Antaya March, Director of the Global Plastics Policy Centre at the Revolution Plastics Institute, University of Portsmouth, said: “Recycling remains a part of a circular economy, but it cannot deliver the transition on its own.
“Our research found growing activity across all six sectors, yet much of this remains focused on managing waste after it has been created rather than preventing it in the first place.
“Greater attention to product design, reuse, repair and resource efficiency could help retain more value within the economy while reducing demand for new materials.”
Shift needed to design out waste
According to the report, comparatively few initiatives address how products are designed, manufactured and used, despite these stages offering the greatest opportunity to reduce resource consumption and waste generation.
Across all sectors, the research found that most activity targets mid- or downstream interventions rather than upstream measures that prevent waste altogether.
It identified limited work on material innovation, production processes, systems-level reuse operations and design for disassembly, including within resource-intensive industries such as construction, chemicals and agriculture.
The report suggested that expanding support for product redesign, modular manufacturing and design-stage traceability could help embed circularity much earlier in product lifecycles.
It also found that most circular economy initiatives concentrate on keeping materials in use for longer through recycling and improved waste management, rather than reducing the amount of material entering the economy in the first place.
It highlighted opportunities to promote circular business models such as repair, refurbishment and remanufacturing, arguing these approaches can maintain economic activity and employment while reducing demand for virgin materials.

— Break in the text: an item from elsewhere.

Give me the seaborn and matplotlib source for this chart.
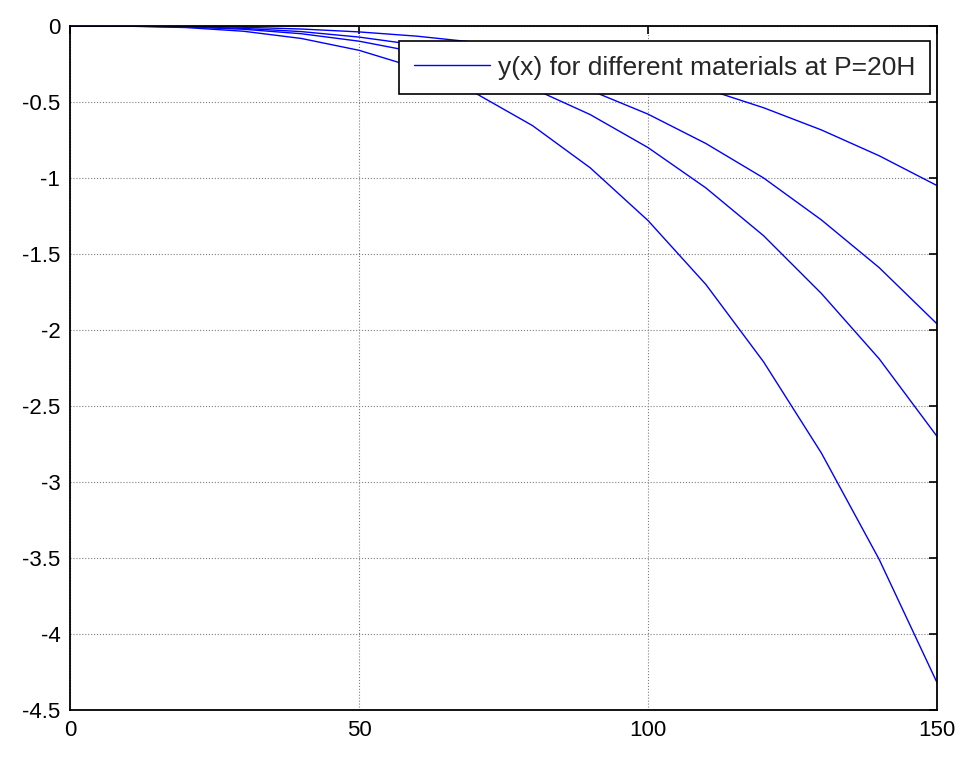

Among its recommendations, the report suggested reforming VAT and public procurement rules to encourage repair and reuse, embedding circular economy principles into industrial and trade policy, and expanding extended producer responsibility schemes to create stronger incentives for reducing material use and retaining value.
The findings will be used by Defra to help shape future research and innovation programmes, targeting areas where circular economy activity is currently limited.
The government body said this could support the development of innovative approaches such as eco-design and servitisation while creating opportunities for economic growth and job creation.